I know it's a show. I get that. It's not even a fiction so much as a fiction built on top of another fiction (a prequel to Robert Louis Stevenson's Treasure Island). That makes Black Sails (on Starz) something of a double lie.
Still. It is humans at conflict. Competing, killing, duels for advantage. To win. While it is only on-screen in two dimensions, aren’t these scenarios the starter's pistol for all strategy? Zero-sum contests for some indivisible prize. Maybe though it’s fake, it's fiction, or double fiction even, maybe there's really something here to pay attention to.
I've had some spare time on my hands lately, and so I re-watched the entirety of the four seasons. Yep, that's a lot of time. A lot of time to watch these cascading competitions, and there were several moments that stuck out to me as worth thinking through beyond the screen.
Sail into the storm
There's a moment where one captain sets a trap for another by stranding a ship in the middle of the sea. When the pursued captain stops out of curiosity, the pursuer advances into attack position. Because the pursuer has the favorable winds, the pursued captain is put to a choice: surrender, or fight from a disadvantaged spot.
The pursued captain makes a third option—he sees a storm and sails straight into it. By doing so he knows he may be headed into a “ship-killer,” but his pursuer will not risk the same storm.
There are at least two real takeaways from this fake scenario. The first is to deny your adversary the ability to dictate your choice. To break out from the straightjacket your adversary wants to place upon you. The second is to have the courage to do that which no one else would. To find another way, even if no one would take that way. To change the game by doing that which others will not.
Mind the trendline
There's a moment with Captain Flint, a key character on the show, where he tells a close confidant: "All warfare is the same. Two questions are of paramount importance. Who was my opponent yesterday and who is he today? Answer those two questions and there is very little he can hide from you."
I could not agree more. Perhaps this is the part Sun Tzu left out. The problem with "know yourself” and "know your adversary" is that it doesn't include depth. Or past. Or history. Or what came before. All those must matter. Seeing what's in front of you is important, but knowing what came before seems just as, if not more important.
It provides you a pathway. Plot two points (more if you're lucky, but two will do) and you can spot what may come next and where your conflict may be headed.
There is such a thing as too much sanity
A woman leading a slave rebellion shares a thought: "Too much sanity may be madness. And the maddest of all—to see life as it is and not as it should be."

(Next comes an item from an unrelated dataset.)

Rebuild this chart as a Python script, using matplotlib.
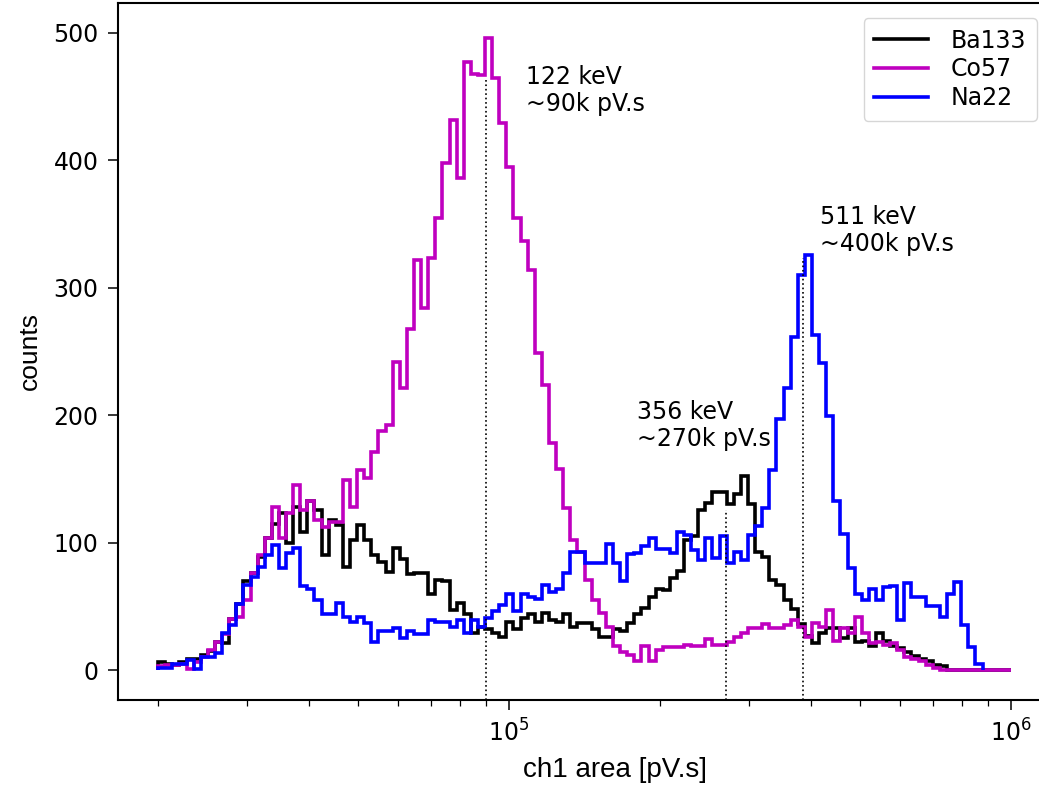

This is certainly not the first time we’ve come into contact with this idea. Robert Kennedy famously mentioned dreaming of “things that never were and say[ing] ‘why not?’ He was riffing on George Bernard Shaw, I think, so no, this is not an original idea.
But it is worth repeating. Life is too important to accept and submit without thought. To ask why we do something, and why we do not do another thing, is the first step towards all progress. To be willing to ask that question is how we discovered new lands, flew in the sky and to the Moon, and doubled human lifespans in the past two centuries.
This is the greatest plague facing large organizations. The larger they are the harder it is to see what they should be. Because, as in physics, with size they gain inertia and that becomes very hard to halt and change course.
To gain everything, possess nothing
There's a quiet moment between two main characters, who have been rivals for long but are now united against a common enemy. Both are successful ship captains, but one is much more committed to the light lifestyle.
Charles Vane: "All these things. Porcelain. Books. All so goddamned fragile. The energy it must take to maintain it all. And for what?"
Captain Flint: "You have no instinct towards earning for yourself a life more comfortable?"
Vane: “I don't. And had I that instinct I would resist it with every inch of will I could muster. For that is the single most dangerous weapon they possess. The one they tempt. 'Give us your submission, and we will give you the comfort you need.' No, I can think of no measure of comfort worth that price."
I admit, on first glance one might ask what that snippet is doing in a column otherwise about strategy and strategy-making.
But to my mind, there may be no lesson more important than that for a strategist. A strategist must be fully committed to being beyond the seductive lure of status. (Of course, the back-and-forth above is about physical objects, but status is often the coin of the realm amongst strategists.) Personal status may be the death of more strategic minds than all the Four Horsemen put together.
For what it is worth, I've taken that lesson to heart perhaps more than any other. And in so doing I've taken to fight the natural desire to gather physical things and status.
That may sound monastic to some. Abhorrent. But the less weight you carry around this world, the less value you place on stuff and status, the better off you'll be, because you'll be able to speak the truth to the power when the times comes, and without that ability, you will never be the strategist you want to be.